According to Die Welt, the need for the extra funds is due to the ongoing negotiations for a debt 'haircut' for Greece. Germany's second-largest bank held Greek bonds worth €1.4 billion at the end of the third quarter last year, even though it had written off 50 percent of them in 2011.
That writedown may no longer be enough, however, as an even higher debt cut has reportedly been proposed in the negotiations between Greece and private creditors.
Such a debt write-off is apparently close to becoming a reality for Commerzbank, which is already working hard to find a solution to its huge capital gap. Banks must report their capital needs identified in stress tests to the EBA this Friday, while Commerzbank must obtain the necessary money by the end of June this year, otherwise it faces compulsory nationalization. The German government already holds 25 percent plus one share of the company.
Employees To Exchange Bonuses for Shares
Commerzbank is understandably keen to avoid this eventuality -- and reportedly has a good chance of doing so. According to the article, the bank will be able provide the needed capital by itself. Some €250 million will be accounted for by employees with the bank, which intends to offer some workers outside of the investment sector the chance to swap their bonuses for shares.
Among other things, the bank may also consider selling its 15 percent stake in Russian lender Promsvyazbank. Such a move would increase Commerzbank's capital by €200-300 million.
But Moody's is much more pessimistic about the bank's outlook. The ratings agency believes Commerzbank may still need external help to support Eurohypo, which Moody's said was fragile thanks to possible further credit losses related to Greece, a reliance on its parent bank for funding and the impact of regulatory changes.
"Given its inadequate economic capital and lack of market access of unsecured long-term funds, Moody's believes that Eurohypo -- as a stand-alone bank -- could not weather a further weakening of the yet-unresolved euro area debt crisis," the agency said.
Moody's has downgraded the stand-alone bank financial strength ratings of Commerzbank from C to D+, and of Eurohypo from D- to E+, and has threatened to cut Commerzbank's senior debt and deposit rating which is currently at A2.

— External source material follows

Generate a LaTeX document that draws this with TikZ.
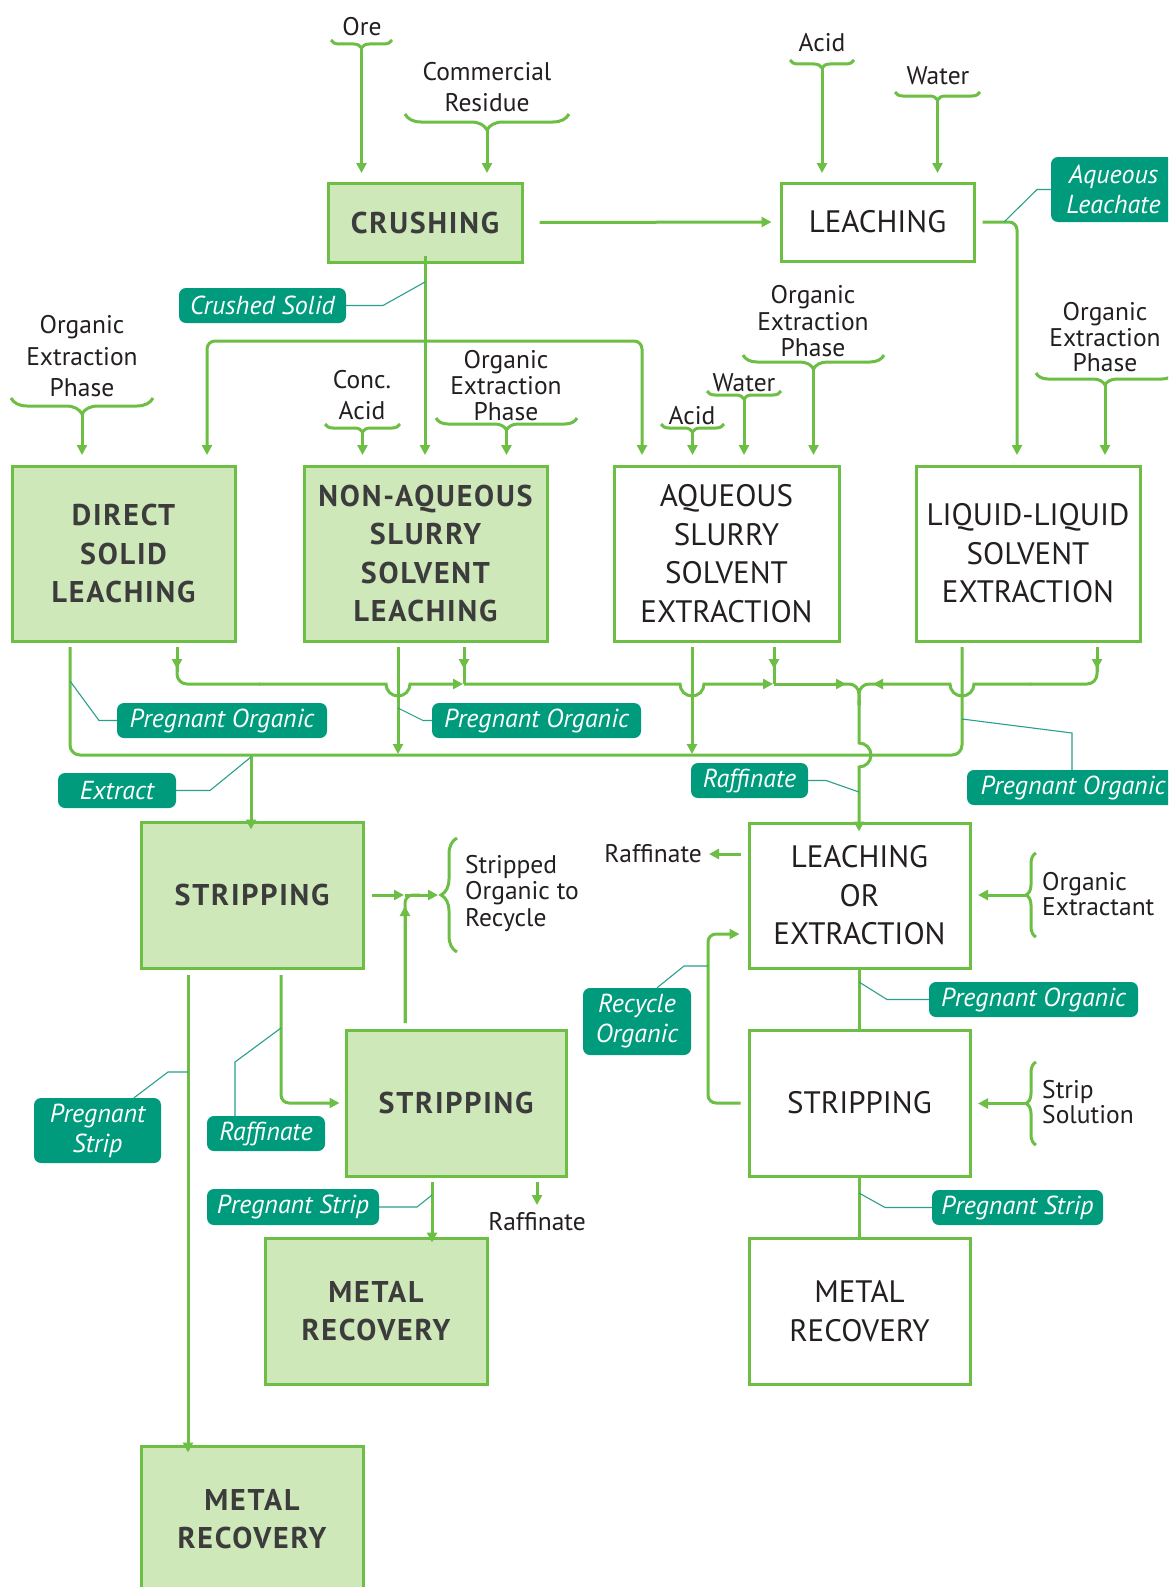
\documentclass[tikz,border=0pt]{standalone}
\usepackage{fontspec}
\setmainfont{PT Sans}
\usetikzlibrary{arrows.meta,decorations.pathreplacing}
\definecolor{lg}{RGB}{109,190,69}
\definecolor{fg}{RGB}{207,232,185}
\definecolor{tl}{RGB}{0,155,125}
\definecolor{ll}{RGB}{40,160,140}
\definecolor{dk}{RGB}{60,60,60}
\definecolor{bk}{RGB}{35,31,32}
\begin{document}
\begin{tikzpicture}[x=1pt,y=-1pt,
  conn/.style={draw=lg,line width=3pt},
  arr/.style={conn,-{Triangle[length=10pt,width=10pt]}},
  fillbox/.style={draw=lg,line width=3pt,fill=fg,text=dk,font=\bfseries\fontsize{30}{38.5}\selectfont\addfontfeatures{LetterSpace=6},align=center,inner sep=0pt},
  whitebox/.style={draw=lg,line width=3pt,fill=white,text=bk,font=\fontsize{31}{38.5}\selectfont,align=center,inner sep=0pt},
  tagbox/.style={fill=tl,rounded corners=7pt,text=white,font=\itshape\fontsize{26}{30}\selectfont,align=center,inner sep=0pt},
  lead/.style={draw=ll,line width=1.1pt},
  lbl/.style={text=bk,font=\fontsize{25.5}{#1}\selectfont,align=center,inner sep=0pt},
  lbl/.default=31,
  hbrace/.style={conn,decorate,decoration={brace,amplitude=#1}},
]
\useasboundingbox (0,0) rectangle (1168,1587);
\clip (0,0) rectangle (1168,1587);
\fill[white] (0,0) rectangle (1168,1587);

% ---------- boxes ----------
\node[fillbox, minimum width=194pt, minimum height=79pt] (crush) at (425,222.5) {CRUSHING};
\node[whitebox, minimum width=193pt, minimum height=78pt] (leach) at (877.5,222) {LEACHING};
\node[fillbox, minimum width=223pt, minimum height=175pt] (dsl) at (123.5,553.5) {DIRECT\\SOLID\\LEACHING};
\node[fillbox, minimum width=243pt, minimum height=175pt] (nasl) at (425.5,553.5) {NON-AQUEOUS\\SLURRY\\SOLVENT\\LEACHING};
\node[whitebox, minimum width=225pt, minimum height=175pt] (asse) at (726.5,553.5) {AQUEOUS\\SLURRY\\SOLVENT\\EXTRACTION};
\node[whitebox, minimum width=224pt, minimum height=175pt] (llse) at (1028,553.5) {LIQUID-LIQUID\\SOLVENT\\EXTRACTION};
\node[fillbox, minimum width=222pt, minimum height=146pt] (strip1) at (252,895) {STRIPPING};
\node[fillbox, minimum width=220pt, minimum height=146pt] (strip2) at (456,1103) {STRIPPING};
\node[fillbox, minimum width=222pt, minimum height=146pt] (mr1) at (376,1311) {METAL\\RECOVERY};
\node[fillbox, minimum width=222pt, minimum height=146pt] (mr2) at (252,1519) {METAL\\RECOVERY};
\node[whitebox, minimum width=221pt, minimum height=145pt] (loe) at (859.5,895.5) {LEACHING\\OR\\EXTRACTION};
\node[whitebox, minimum width=221pt, minimum height=146pt] (strip3) at (859.5,1103) {STRIPPING};
\node[whitebox, minimum width=221pt, minimum height=146pt] (mr3) at (859.5,1311) {METAL\\RECOVERY};

% ---------- plain labels ----------
\node[lbl] (ore) at (362,27) {Ore};
\node[lbl] (comm) at (487,87.5) {Commercial\\Residue};
\node[lbl] (acid1) at (822,43) {Acid};
\node[lbl] (water1) at (938,76) {Water};
\node[lbl=31.5] (oep1) at (82,356.5) {Organic\\Extraction\\Phase};
\node[lbl] (conc) at (362,395.5) {Conc.\\Acid};
\node[lbl=26] (oep2) at (506,386) {Organic\\Extraction\\Phase};
\node[lbl] (acid2) at (692,416) {Acid};
\node[lbl] (water2) at (744,383) {Water};
\node[lbl=26.5] (oep3) at (813,321.5) {Organic\\Extraction\\Phase};
\node[lbl=25.5] (oep4) at (1105,337.5) {Organic\\Extraction\\Phase};
\node[lbl=26.5, align=left, anchor=west] (strp) at (465,893.5) {Stripped\\Organic to\\Recycle};
\node[lbl, anchor=east] (raf1) at (702,854) {Raffinate};
\node[lbl=25, align=left, anchor=west] (orgx) at (1042,894.5) {Organic\\Extractant};
\node[lbl=25, align=left, anchor=west] (strs) at (1042,1102.5) {Strip\\Solution};
\node[lbl] (raf2) at (537,1222) {Raffinate};

% ---------- braces ----------
\draw[hbrace=8pt] (392,40) -- (331,40);
\draw[hbrace=16pt] (569,114) -- (405,114);
\draw[hbrace=8pt] (854,60) -- (790,60);
\draw[hbrace=8pt] (980,92) -- (895,92);
\draw[hbrace=16pt] (153,398) -- (11,398);
\draw[hbrace=8pt] (400,424) -- (325,424);
\draw[hbrace=12pt] (577,418) -- (436,418);
\draw[hbrace=8pt] (724,424) -- (661,424);
\draw[hbrace=8pt] (781,391) -- (707,391);
\draw[hbrace=14pt] (884,355) -- (743,355);
\draw[hbrace=12pt] (1174,373) -- (1036,373);
\draw[hbrace=16pt] (457,952) -- (457,838);
\draw[hbrace=10pt] (1036,937) -- (1036,853);
\draw[hbrace=10pt] (1036,1145) -- (1036,1062);

% ---------- top arrows ----------
\draw[arr] (361.5,48) -- (361.5,173);
\draw[arr] (487,130) -- (487,173);
\draw[arr] (822,68) -- (822,173);
\draw[arr] (937.5,100) -- (937.5,173);
\draw[arr] ([xshift=16pt]crush.east) -- ([xshift=-8pt]leach.west);
\draw[conn,rounded corners=8pt,-{Triangle[length=10pt,width=10pt]}] ([xshift=7pt]leach.east) -- (1017,222) -- (1017,455);
\draw[arr] ([yshift=8pt]crush.south) -- (425,455);
\draw[conn,rounded corners=8pt,{Triangle[length=10pt,width=10pt]}-{Triangle[length=10pt,width=10pt]}] (207,455) -- (207,341) -- (642,341) -- (642,455);
\draw[arr] (82,414) -- (82,455);
\draw[arr] (362.5,432) -- (362.5,455);
\draw[arr] (506.5,430) -- (506.5,455);
\draw[arr] (692.5,432) -- (692.5,455);
\draw[arr] (744,399) -- (744,455);
\draw[arr] (813.5,369) -- (813.5,455);
\draw[arr] (1105,385) -- (1105,455);

% ---------- lower collectors ----------
\draw[conn,rounded corners=10pt] (70,647) -- (70,755) -- (962,755) -- (962,647);
\draw[arr] (398,647) -- (398,754);
\draw[arr] (692,647) -- (692,754);
\draw[arr] (251,755) -- ([yshift=-9pt]strip1.north -| 251,0);
\draw[conn] (177,647) -- (177,672);
\draw[conn] (464,647) -- (464,684);
\draw[conn] (774,647) -- (774,684);
\draw[conn] (1097,647) -- (1097,672);
\draw[arr] (177,647) -- (177,669);
\draw[arr] (464,647) -- (464,669);
\draw[arr] (774,647) -- (774,669);
\draw[arr] (1097,647) -- (1097,669);
\draw[conn,rounded corners=10pt] (177,665) -- (177,684) -- (260,684);
\draw[arr] (259,684) -- (386,684) arc[start angle=180,end angle=0,radius=12] -- (463,684);
\draw[arr] (464,684) -- (680,684) arc[start angle=180,end angle=0,radius=12] -- (773,684);
\draw[arr] (774,684) -- (846,684);
\draw[conn,rounded corners=10pt] (835,684) -- (859,684) -- (859,705);
\draw[conn,rounded corners=10pt] (883,684) -- (859,684) -- (859,705);
\draw[conn,rounded corners=10pt] (1097,665) -- (1097,684) -- (1030,684);
\draw[arr] (1031,684) -- (974,684) arc[start angle=0,end angle=180,radius=12] -- (873,684);
\draw[arr] (859,700) -- (859,743) arc[start angle=-90,end angle=90,radius=12] -- ([yshift=-10pt]loe.north -| 859,0);

% ---------- stripping section ----------
\draw[arr] ([xshift=7pt]strip1.east |- 0,895) -- (404,895);
\draw[conn,rounded corners=8pt] (405,1023) -- (405,895) -- (420,895);
\draw[arr] (405,1023) -- (405,906);
\draw[arr] (405,895) -- (438,895);
\draw[arr] (188,975) -- ([yshift=-8pt]mr2.north -| 188,0);
\draw[arr,rounded corners=8pt] (281,975) -- (281,1103) -- ([xshift=-5pt]strip2.west);
\draw[arr] (432,1182) -- ([yshift=-6pt]mr1.north -| 432,0);
\draw[arr] (537,1182) -- (537,1205);

\draw[arr] ([xshift=-7pt]loe.west |- 0,854) -- (709,854);
\draw[arr] (1026,895) -- (978,895);
\draw[arr] (1026,1103.5) -- (978,1103.5);
\draw[arr,rounded corners=8pt] ([xshift=-7pt]strip3.west) -- (708,1103) -- (708,934) -- ([xshift=-8pt]loe.west |- 0,934);
\draw[conn] (loe.south -| 859,0) -- (strip3.north -| 859,0);
\draw[conn] (strip3.south -| 859,0) -- (mr3.north -| 859,0);

% ---------- tags ----------
\node[tagbox, minimum width=167pt, minimum height=35pt] (tcs) at (262.5,305.5) {Crushed Solid};
\node[tagbox, minimum width=125pt, minimum height=65pt] (tal) at (1113.5,189.5) {Aqueous\\Leachate};
\node[tagbox, minimum width=210pt, minimum height=35pt] (tpo1) at (222,720.5) {Pregnant Organic};
\node[tagbox, minimum width=209pt, minimum height=35pt] (tpo2) at (536.5,720.5) {Pregnant Organic};
\node[tagbox, minimum width=118pt, minimum height=35pt] (tex) at (117,790.5) {Extract};
\node[tagbox, minimum width=117pt, minimum height=35pt] (trf1) at (749.5,780.5) {Raffinate};
\node[tagbox, minimum width=212pt, minimum height=35pt] (tpo3) at (1073,787.5) {Pregnant Organic};
\node[tagbox, minimum width=108pt, minimum height=67pt] (tro) at (637,1021.5) {Recycle\\Organic};
\node[tagbox, minimum width=209pt, minimum height=35pt] (tpo4) at (1033.5,999.5) {Pregnant Organic};
\node[tagbox, minimum width=127pt, minimum height=65pt] (tps1) at (97.5,1130.5) {Pregnant\\Strip};
\node[tagbox, minimum width=118pt, minimum height=35pt] (trf2) at (266,1133.5) {Raffinate};
\node[tagbox, minimum width=172pt, minimum height=36pt] (tps2) at (293,1207) {Pregnant Strip};
\node[tagbox, minimum width=171pt, minimum height=35pt] (tps3) at (1017.5,1207.5) {Pregnant Strip};

% ---------- leaders ----------
\draw[lead] (tcs.east) -- (383,305.5) -- (425,282);
\draw[lead] (tal.west) -- (1037,189.5) -- (1004,222);
\draw[lead] (tpo1.west) -- (99,720.5) -- (70,681);
\draw[lead] (tpo2.west) -- (423,720.5) -- (398,708);
\draw[lead] (tex.east) -- (210,790.5) -- (251,757);
\draw[lead] (trf1.east) -- (826,780.5) -- (859,792);
\draw[lead] (962,719) -- (1072,733) -- (tpo3.north -| 1072,0);
\draw[lead] (tps1.north -| 134,0) -- (168,1072) -- (188,1072);
\draw[lead] (trf2.north -| 235,0) -- (235,1062) -- (281,1028);
\draw[lead] (tps2.east) -- (417,1207) -- (432,1195);
\draw[lead] (tro.north -| 657,0) -- (684,966) -- (708,966);
\draw[lead] (tpo4.west) -- (887,999.5) -- (859,982);
\draw[lead] (tps3.west) -- (885,1207.5) -- (859,1193);
\end{tikzpicture}
\end{document}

According to the Frankfurter Allgemeine Zeitung, Commerzbank is now planning to wind up most of Eurohypo and integrate the remainder. A sale of Germany's biggest state and real estate financier would be off the table. But it would not have access to new state aid for the large-scale winding up of Eurohypo, which has assets worth around €200 billion. The plan must also be approved by the European Commission. Commerzbank has undertaken negotiations to that effect, but progress has been slow.